You label the genres you carry as “weirdo music.” What constitutes weirdo music at your store?

Noise, Japanese psych, Frank Lowe‘s Black Beings, Don Cherry‘s Brown Rice — music that would cause the general public to recoil, to cover their ears, and ask, “What the hell are we listening to?” We’ve seen a lot of people come in the door over the last 11 1/2 years, look around, and then ask us what the hell we are selling, or ask us why they have never heard of a single thing we have on the shelves.

That is what we do: we carry tiny releases, which either means an unknown artist or a very small pressing of an item. We carry music that the general public has not heard of, nor would they want to. We carry music that generally does not get radio play.

And for the folks who shop with us — we love them, but they are all weird. Crazy hair, crazy clothes, bizarro political views, and strange art obsessions — to the outside world, they are weirdos, and so is the music they listen to. To me and Carl, they are our community, our musical family, the people we are comfortable with. We carry music we love and music they want to hear. It works well for us all.

Do you promote zines or visual art?

We hang up flyers for all sorts of art projects in the area and help the comic-book shop we share our space with promote their quarterly art shows.

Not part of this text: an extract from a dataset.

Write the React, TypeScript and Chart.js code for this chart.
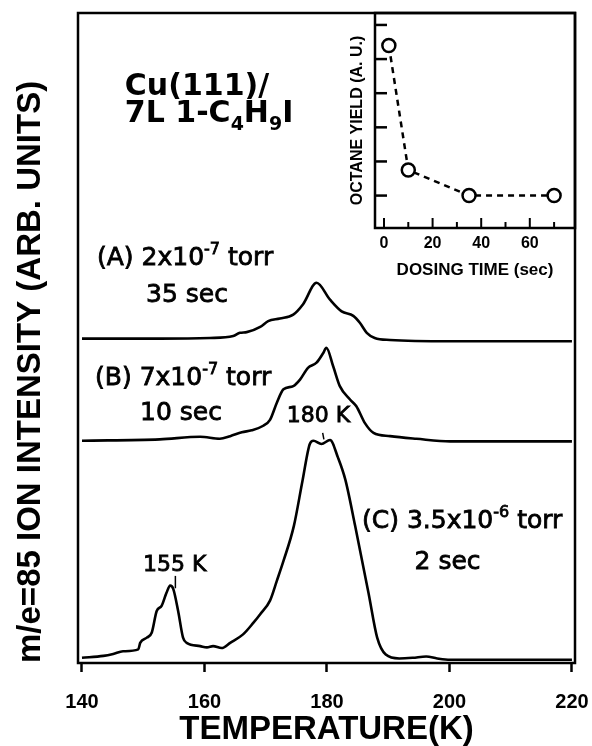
import React, { useEffect, useRef } from 'react';
import { Chart, registerables } from 'chart.js';

Chart.register(...registerables);

// ---- Main TPD traces (temperature in K, intensity in arbitrary units 0-100) ----
const temperatureA = [140.0, 152.7, 160.9, 164.7, 165.8, 166.9, 169.1, 170.4, 172.3, 174.5, 176.1, 178.3, 180.5, 182.4, 184.3, 185.4, 186.5, 187.8, 190.3, 200.1, 220.0];
const intensityA = [49.9, 49.9, 50.0, 50.3, 50.8, 50.9, 51.7, 52.6, 53.0, 53.6, 55.2, 58.5, 55.9, 54.1, 53.4, 52.3, 50.8, 50.0, 49.7, 49.5, 49.5];

const temperatureB = [140.0, 152.7, 159.3, 162.5, 164.2, 166.1, 167.7, 169.6, 170.7, 171.8, 172.9, 174.5, 175.6, 176.9, 178.3, 179.4, 179.9, 181.0, 182.1, 183.8, 184.8, 186.2, 187.6, 190.3, 194.6, 200.1, 220.0];
const intensityB = [34.2, 34.4, 34.8, 34.5, 34.9, 35.5, 35.8, 36.5, 37.4, 40.0, 42.1, 42.6, 43.6, 45.4, 46.2, 47.7, 48.5, 45.7, 42.6, 40.5, 39.5, 36.9, 35.4, 34.9, 34.5, 34.1, 34.1];

const temperatureC = [140.0, 143.5, 145.1, 146.7, 149.2, 149.5, 150.6, 151.4, 152.2, 153.0, 153.8, 154.4, 154.9, 155.7, 156.5, 157.1, 159.3, 160.4, 161.4, 162.8, 164.2, 166.3, 168.0, 169.1, 170.7, 171.8, 172.9, 174.6, 176.0, 177.2, 177.8, 179.1, 180.5, 181.8, 183.0, 184.6, 186.8, 188.2, 189.6, 191.8, 194.0, 196.2, 198.0, 200.1, 208.4, 220.0];
const intensityC = [0.8, 1.1, 1.4, 1.8, 2.1, 3.1, 3.9, 4.7, 8.0, 8.8, 10.8, 11.9, 11.4, 8.0, 3.9, 3.1, 2.6, 2.4, 2.6, 2.3, 3.1, 4.4, 6.2, 7.5, 9.6, 12.6, 15.7, 21.1, 28.0, 33.7, 34.2, 33.7, 34.3, 31.6, 28.2, 21.1, 10.7, 3.9, 1.3, 0.7, 0.8, 1.0, 0.7, 0.5, 0.5, 0.5];

const temperatureTicks = [140, 160, 180, 200, 220];

// ---- Inset: octane yield vs dosing time ----
const dosingTime = [2, 10, 35, 70];
const octaneYield = [4.4, 0.75, 0.0, 0.0];
const dosingTicks = [0, 10, 20, 30, 40, 50, 60, 70];
const yieldTicks = [0, 1, 2, 3, 4, 5];

// ---- Text annotations (anchored in data coordinates) ----
type Part = { t: string; k?: 'sup' | 'sub' };
type Note = { x: number; y: number; size: number; bold?: boolean; parts: Part[] };

const notes: Note[] = [
  { x: 147.0, y: 87.4, size: 30, bold: true, parts: [{ t: 'Cu(111)/' }] },
  { x: 147.0, y: 83.2, size: 30, bold: true, parts: [{ t: '7L 1-C' }, { t: '4', k: 'sub' }, { t: 'H' }, { t: '9', k: 'sub' }, { t: 'I' }] },
  { x: 142.45, y: 61.2, size: 25, parts: [{ t: '(A) 2x10' }, { t: '-7', k: 'sup' }, { t: ' torr' }] },
  { x: 150.45, y: 55.5, size: 25, parts: [{ t: '35 sec' }] },
  { x: 142.13, y: 42.8, size: 25, parts: [{ t: '(B) 7x10' }, { t: '-7', k: 'sup' }, { t: ' torr' }] },
  { x: 149.47, y: 37.4, size: 25, parts: [{ t: '10 sec' }] },
  { x: 173.42, y: 37.1, size: 22, parts: [{ t: '180 K' }] },
  { x: 185.72, y: 20.8, size: 25, parts: [{ t: '(C) 3.5x10' }, { t: '-6', k: 'sup' }, { t: ' torr' }] },
  { x: 194.3, y: 14.5, size: 25, parts: [{ t: '2 sec' }] },
  { x: 149.96, y: 14.2, size: 22, parts: [{ t: '155 K' }] },
];

const markers = [
  { x1: 155.25, y1: 13.4, x2: 155.25, y2: 11.5 },
  { x1: 179.3, y1: 35.4, x2: 179.5, y2: 34.4 },
];

const SANS = '"Liberation Sans", Arial, sans-serif';
const DEJAVU = '"DejaVu Sans", sans-serif';

function toPoints(xs: number[], ys: number[]) {
  return xs.map((x, i) => ({ x, y: ys[i] }));
}

function drawParts(ctx: CanvasRenderingContext2D, x: number, y: number, parts: Part[], size: number, bold?: boolean) {
  let cx = x;
  for (const p of parts) {
    const s = p.k ? Math.round(size * 0.62) : size;
    ctx.font = `${bold ? 'bold ' : ''}${s}px ${DEJAVU}`;
    const dy = p.k === 'sup' ? -size * 0.45 : p.k === 'sub' ? size * 0.25 : 0;
    ctx.fillText(p.t, cx, y + dy);
    if (!bold) {
      ctx.lineWidth = 0.8;
      ctx.strokeText(p.t, cx, y + dy);
    }
    cx += ctx.measureText(p.t).width;
  }
}

const mainDecor = {
  id: 'mainDecor',
  beforeDatasetsDraw(chart: any) {
    const { ctx, chartArea } = chart;
    ctx.save();
    ctx.strokeStyle = '#000';
    ctx.lineWidth = 2.5;
    ctx.strokeRect(chartArea.left, chartArea.top, chartArea.right - chartArea.left, chartArea.bottom - chartArea.top);
    ctx.restore();
  },
  afterDraw(chart: any) {
    const { ctx } = chart;
    const xs = chart.scales.x;
    const ys = chart.scales.y;
    ctx.save();
    ctx.fillStyle = '#000';
    ctx.strokeStyle = '#000';
    ctx.textAlign = 'left';
    ctx.textBaseline = 'alphabetic';
    for (const n of notes) {
      drawParts(ctx, xs.getPixelForValue(n.x), ys.getPixelForValue(n.y), n.parts, n.size, n.bold);
    }
    ctx.lineWidth = 1.5;
    for (const m of markers) {
      ctx.beginPath();
      ctx.moveTo(xs.getPixelForValue(m.x1), ys.getPixelForValue(m.y1));
      ctx.lineTo(xs.getPixelForValue(m.x2), ys.getPixelForValue(m.y2));
      ctx.stroke();
    }
    ctx.restore();
  },
};

const insetDecor = {
  id: 'insetDecor',
  beforeDatasetsDraw(chart: any) {
    const { ctx, chartArea } = chart;
    const xs = chart.scales.x;
    const ys = chart.scales.y;
    ctx.save();
    ctx.strokeStyle = '#000';
    ctx.lineWidth = 2.5;
    ctx.strokeRect(chartArea.left, chartArea.top, chartArea.right - chartArea.left, chartArea.bottom - chartArea.top);
    ctx.lineWidth = 2;
    for (const v of dosingTicks) {
      const px = xs.getPixelForValue(v);
      const len = v % 20 === 0 ? 10 : 6;
      ctx.beginPath();
      ctx.moveTo(px, chartArea.bottom);
      ctx.lineTo(px, chartArea.bottom - len);
      ctx.stroke();
    }
    ctx.lineWidth = 2.5;
    for (const v of yieldTicks) {
      const py = ys.getPixelForValue(v);
      ctx.beginPath();
      ctx.moveTo(chartArea.left, py);
      ctx.lineTo(chartArea.left + 12, py);
      ctx.stroke();
    }
    ctx.restore();
  },
};

export default function App() {
  const mainRef = useRef<HTMLCanvasElement>(null);
  const insetRef = useRef<HTMLCanvasElement>(null);

  useEffect(() => {
    const lineStyle = { borderColor: '#000', borderWidth: 2.6, pointRadius: 0, cubicInterpolationMode: 'monotone', fill: false };
    const main = new Chart(mainRef.current as HTMLCanvasElement, {
      type: 'line',
      data: {
        datasets: [
          { label: 'A', data: toPoints(temperatureA, intensityA), ...lineStyle },
          { label: 'B', data: toPoints(temperatureB, intensityB), ...lineStyle },
          { label: 'C', data: toPoints(temperatureC, intensityC), ...lineStyle },
        ],
      },
      options: {
        responsive: false,
        animation: false,
        devicePixelRatio: 1,
        layout: { padding: { top: 13, right: 17, left: 0, bottom: 0 } },
        plugins: { legend: { display: false }, tooltip: { enabled: false } },
        scales: {
          x: {
            type: 'linear',
            position: 'bottom',
            min: 139.35,
            max: 220.5,
            afterBuildTicks: (s: any) => { s.ticks = temperatureTicks.map((v) => ({ value: v })); },
            afterFit: (s: any) => { s.height = 83; s.paddingLeft = 0; s.paddingRight = 0; },
            ticks: {
              color: '#000',
              font: { family: SANS, weight: 'bold', size: 20 },
              padding: 18,
              maxRotation: 0,
              autoSkip: false,
            },
            grid: { drawOnChartArea: false, drawTicks: true, tickLength: 9, tickWidth: 2.5, tickColor: '#000', color: '#000' },
            border: { display: false },
            title: {
              display: true,
              text: 'TEMPERATURE(K)',
              color: '#000',
              font: { family: SANS, weight: 'bold', size: 33, lineHeight: 1 },
              padding: { top: 0, bottom: 0 },
            },
          },
          y: {
            type: 'linear',
            min: 0,
            max: 100,
            afterFit: (s: any) => { s.width = 78; s.paddingTop = 0; s.paddingBottom = 0; },
            ticks: { display: false },
            grid: { display: false, drawTicks: false },
            border: { display: false },
            title: {
              display: true,
              text: 'm/e=85 ION INTENSITY (ARB. UNITS)',
              align: 'start',
              color: '#000',
              font: { family: SANS, weight: 'bold', size: 33, lineHeight: 1 },
              padding: { top: 14, bottom: 0 },
            },
          },
        },
      } as any,
      plugins: [mainDecor],
    });

    const inset = new Chart(insetRef.current as HTMLCanvasElement, {
      type: 'line',
      data: {
        datasets: [
          {
            label: 'octane',
            data: toPoints(dosingTime, octaneYield),
            borderColor: '#000',
            borderWidth: 2.5,
            borderDash: [6, 5],
            pointRadius: 6.5,
            pointBorderWidth: 2.5,
            pointBorderColor: '#000',
            pointBackgroundColor: '#fff',
            tension: 0,
            fill: false,
          },
        ],
      },
      options: {
        responsive: false,
        animation: false,
        devicePixelRatio: 1,
        layout: { padding: { top: 13, right: 17, left: 0, bottom: 0 } },
        plugins: { legend: { display: false }, tooltip: { enabled: false } },
        scales: {
          x: {
            type: 'linear',
            min: -3.7,
            max: 78.6,
            afterBuildTicks: (s: any) => { s.ticks = dosingTicks.map((v) => ({ value: v })); },
            afterFit: (s: any) => { s.height = 62; s.paddingLeft = 0; s.paddingRight = 0; },
            ticks: {
              color: '#000',
              font: { family: SANS, weight: 'bold', size: 16 },
              padding: 6,
              maxRotation: 0,
              autoSkip: false,
              callback: (v: any) => (Number(v) % 20 === 0 ? String(v) : ''),
            },
            grid: { display: false, drawTicks: false },
            border: { display: false },
            title: {
              display: true,
              text: 'DOSING TIME (sec)',
              color: '#000',
              font: { family: SANS, weight: 'bold', size: 17, lineHeight: 1 },
              padding: { top: 0, bottom: 11 },
            },
          },
          y: {
            type: 'linear',
            min: -0.95,
            max: 5.35,
            afterBuildTicks: (s: any) => { s.ticks = yieldTicks.map((v) => ({ value: v })); },
            afterFit: (s: any) => { s.width = 45; s.paddingTop = 0; s.paddingBottom = 0; },
            ticks: { display: false },
            grid: { display: false, drawTicks: false },
            border: { display: false },
            title: {
              display: true,
              text: 'OCTANE YIELD (A. U.)',
              color: '#000',
              font: { family: SANS, weight: 'bold', size: 16, lineHeight: 1 },
              padding: { top: 20, bottom: 0 },
            },
          },
        },
      } as any,
      plugins: [insetDecor],
    });

    return () => {
      main.destroy();
      inset.destroy();
    };
  }, []);

  return (
    <div style={{ position: 'absolute', left: 0, top: 0, width: 592, height: 746, background: '#fff' }}>
      <canvas ref={mainRef} width={592} height={746} style={{ position: 'absolute', left: 0, top: 0 }} />
      <canvas ref={insetRef} width={262} height={290} style={{ position: 'absolute', left: 330, top: 0 }} />
    </div>
  );
}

Any big future plans for Stormy?

Well, there is a great national art-support group called Artspace that is looking at Dearborn as a potential new support area, and we are hoping that in the next few years, when they build an art live/work space, that we may be one of the tenants on their main floor. That would be huge for us — a new building full of artists and with a great energy in it.  That would make every day for us so much more of a joy. We’re hoping that Green Brain (the comic store above us) would be right next to us because, after four years of sharing a building, we can’t really imagine being open each day without them.

For the time being, we are getting ready for the upcoming holidays by preparing for a Thanksgiving day weekend sale (we never have sales — this is a big deal) and rearranging some of the record racks — we need to build more space for 45s than we currently have.